**TASK GOAL**
Can you set down, exactly as they appear below, the lines from the opening of the material through the one bearing "d, text: d =>", minus the pictures?

<<<<

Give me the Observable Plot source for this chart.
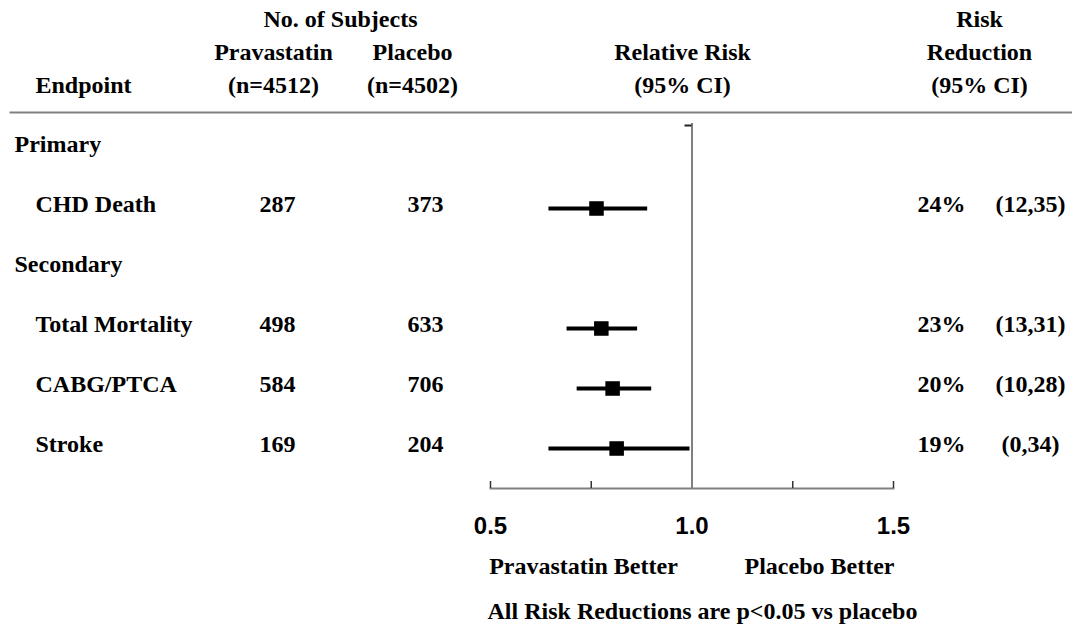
<!DOCTYPE html>
<html><head><meta charset="utf-8">
<script src="https://cdn.jsdelivr.net/npm/d3@7"></script>
<script src="https://cdn.jsdelivr.net/npm/@observablehq/plot@0.6"></script>
<style>body{margin:0;background:#fff}</style>
</head><body><div id="chart"></div>
<script>
// ---- data ----
const groups = ["Primary", "Secondary"];
const endpoints = ["CHD Death", "Total Mortality", "CABG/PTCA", "Stroke"];
const pravastatinN = [287, 498, 584, 169];
const placeboN = [373, 633, 706, 204];
const relRisk = [0.763, 0.775, 0.803, 0.813];
const ciLow = [0.645, 0.69, 0.715, 0.645];
const ciHigh = [0.89, 0.865, 0.90, 0.995];
const riskReduction = ["24%", "23%", "20%", "19%"];
const riskReductionCI = ["(12,35)", "(13,31)", "(10,28)", "(0,34)"];
const rowOrder = ["Primary", "CHD Death", "Secondary", "Total Mortality", "CABG/PTCA", "Stroke"];
const xTicks = [0.5, 0.75, 1.0, 1.25, 1.5];
const xTickLabels = [0.5, 1.0, 1.5];
const refValue = 1.0;

const rows = endpoints.map((name, i) => ({
  name, prava: pravastatinN[i], placebo: placeboN[i],
  rr: relRisk[i], lo: ciLow[i], hi: ciHigh[i],
  red: riskReduction[i], redCI: riskReductionCI[i]
}));

const serif = "'Liberation Serif','Times New Roman',serif";
const T = {fontSize: 24, fontWeight: "bold", fontFamily: serif, fill: "black"};
const hdr = {...T, frameAnchor: "top-left", lineAnchor: "bottom", lineHeight: 1.367, text: d => d};
const rowT = {...T, y: d => d, text: d => d, textAnchor: "start", frameAnchor: "left"};

const chart = Plot.plot({
  width: 1072,
  height: 629,
  marginTop: 112,
  marginBottom: 141,
  marginLeft: 490,
  marginRight: 179,
  x: {domain: [0.5, 1.5], label: null},
  y: {type: "point", domain: rowOrder, padding: 0, insetTop: 30, insetBottom: 43, axis: null},
  style: {fontFamily: serif, background: "white", overflow: "visible"},
  marks: [
    // header separator and axis line
    Plot.frame({anchor: "top", stroke: "#808080", strokeWidth: 2, insetLeft: -480, insetRight: -179}),
    Plot.frame({anchor: "bottom", stroke: "#808080", strokeWidth: 2}),
    // axis ticks (pointing up)
    Plot.ruleX(xTicks, {stroke: "#333", strokeWidth: 1.5, insetTop: 369}),
    // reference line at 1.0
    Plot.ruleX([refValue], {stroke: "#808080", strokeWidth: 2, insetTop: 11}),
    Plot.ruleY([rowOrder[0]], {x1: refValue, x2: refValue, insetLeft: -7, dy: -19, stroke: "#222", strokeWidth: 2}),
    // confidence intervals and estimates
    Plot.ruleY(rows, {y: "name", x1: "lo", x2: "hi", stroke: "black", strokeWidth: 4, dy: 4}),
    Plot.dot(rows, {x: "rr", y: "name", symbol: "square", r: 8.2, fill: "black", stroke: null, dy: 4}),
    // axis labels
    Plot.axisX(xTickLabels, {tickSize: 0, tickPadding: 28, tickFormat: d3.format(".1f"), fontSize: 24, fontWeight: "bold", fontFamily: "'Liberation Sans',Arial,sans-serif", label: null, fill: "black"}),
    // headers
    Plot.text(["Endpoint"], {...hdr, textAnchor: "start", dx: -455, dy: -20}),
    Plot.text(["No. of Subjects"], {...hdr, textAnchor: "middle", dx: -150, dy: -86}),
    Plot.text(["Pravastatin\n(n=4512)"], {...hdr, textAnchor: "middle", dx: -217, dy: -20}),
    Plot.text(["Placebo\n(n=4502)"], {...hdr, textAnchor: "middle", dx: -78, dy: -20}),
    Plot.text(["Relative Risk\n(95% CI)"], {...hdr, textAnchor: "middle", dx: 192, dy: -20}),
    Plot.text(["Risk\nReduction\n(95% CI)"], {...hdr, textAnchor: "middle", dx: 489, dy: -20}),
    // row labels
    Plot.text(groups, {...rowT, dx: -476}),
    Plot.text(endpoints, {...rowT, dx: -455}),
    Plot.text(rows, {...T, y: "name", text: "prava", frameAnchor: "left", textAnchor: "middle", dx: -213}),
    Plot.text(rows, {...T, y: "name", text: "placebo", frameAnchor: "left", textAnchor: "middle", dx: -65}),
    Plot.text(rows, {...T, y: "name", text: "red", frameAnchor: "right", textAnchor: "middle", dx: 48}),
    Plot.text(rows, {...T, y: "name", text: "redCI", frameAnchor: "right", textAnchor: "middle", dx: 137}),
    // bottom annotations
    Plot.text(["Pravastatin Better"], {...T, text: d => d, frameAnchor: "bottom-left", textAnchor: "middle", dx: 93, dy: 85}),
    Plot.text(["Placebo Better"], {...T, text: d => d, frameAnchor: "bottom-left", textAnchor: "middle", dx: 329, dy: 85}),
    Plot.text(["All Risk Reductions are p<0.05 vs placebo"], {...T, text: d => d, frameAnchor: "bottom-left", textAnchor: "middle", dx: 212, dy: 130})
  ]
});
document.getElementById("chart").append(chart);
</script>
</body></html>
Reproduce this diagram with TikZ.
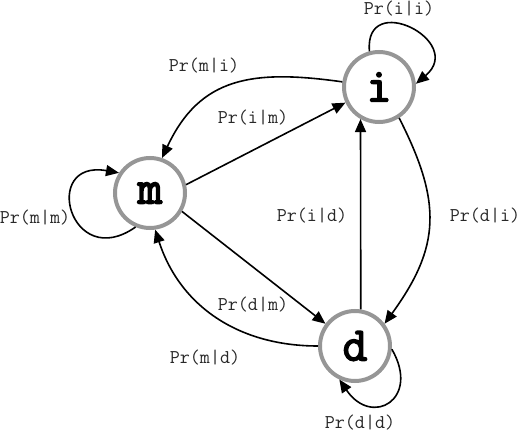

>>>>

**CORRECT RESULT**
Give me the Observable Plot source for this chart.
<!DOCTYPE html>
<html><head><meta charset="utf-8">
<script src="https://cdn.jsdelivr.net/npm/d3@7"></script>
<script src="https://cdn.jsdelivr.net/npm/@observablehq/plot@0.6"></script>
<style>body{margin:0;background:#fff}</style>
</head><body><div id="chart"></div>
<script>
// ---- data ----
const groups = ["Primary", "Secondary"];
const endpoints = ["CHD Death", "Total Mortality", "CABG/PTCA", "Stroke"];
const pravastatinN = [287, 498, 584, 169];
const placeboN = [373, 633, 706, 204];
const relRisk = [0.763, 0.775, 0.803, 0.813];
const ciLow = [0.645, 0.69, 0.715, 0.645];
const ciHigh = [0.89, 0.865, 0.90, 0.995];
const riskReduction = ["24%", "23%", "20%", "19%"];
const riskReductionCI = ["(12,35)", "(13,31)", "(10,28)", "(0,34)"];
const rowOrder = ["Primary", "CHD Death", "Secondary", "Total Mortality", "CABG/PTCA", "Stroke"];
const xTicks = [0.5, 0.75, 1.0, 1.25, 1.5];
const xTickLabels = [0.5, 1.0, 1.5];
const refValue = 1.0;

const rows = endpoints.map((name, i) => ({
  name, prava: pravastatinN[i], placebo: placeboN[i],
  rr: relRisk[i], lo: ciLow[i], hi: ciHigh[i],
  red: riskReduction[i], redCI: riskReductionCI[i]
}));

const serif = "'Liberation Serif','Times New Roman',serif";
const T = {fontSize: 24, fontWeight: "bold", fontFamily: serif, fill: "black"};
const hdr = {...T, frameAnchor: "top-left", lineAnchor: "bottom", lineHeight: 1.367, text: d => d};
const rowT = {...T, y: d => d, text: d => d, textAnchor: "start", frameAnchor: "left"};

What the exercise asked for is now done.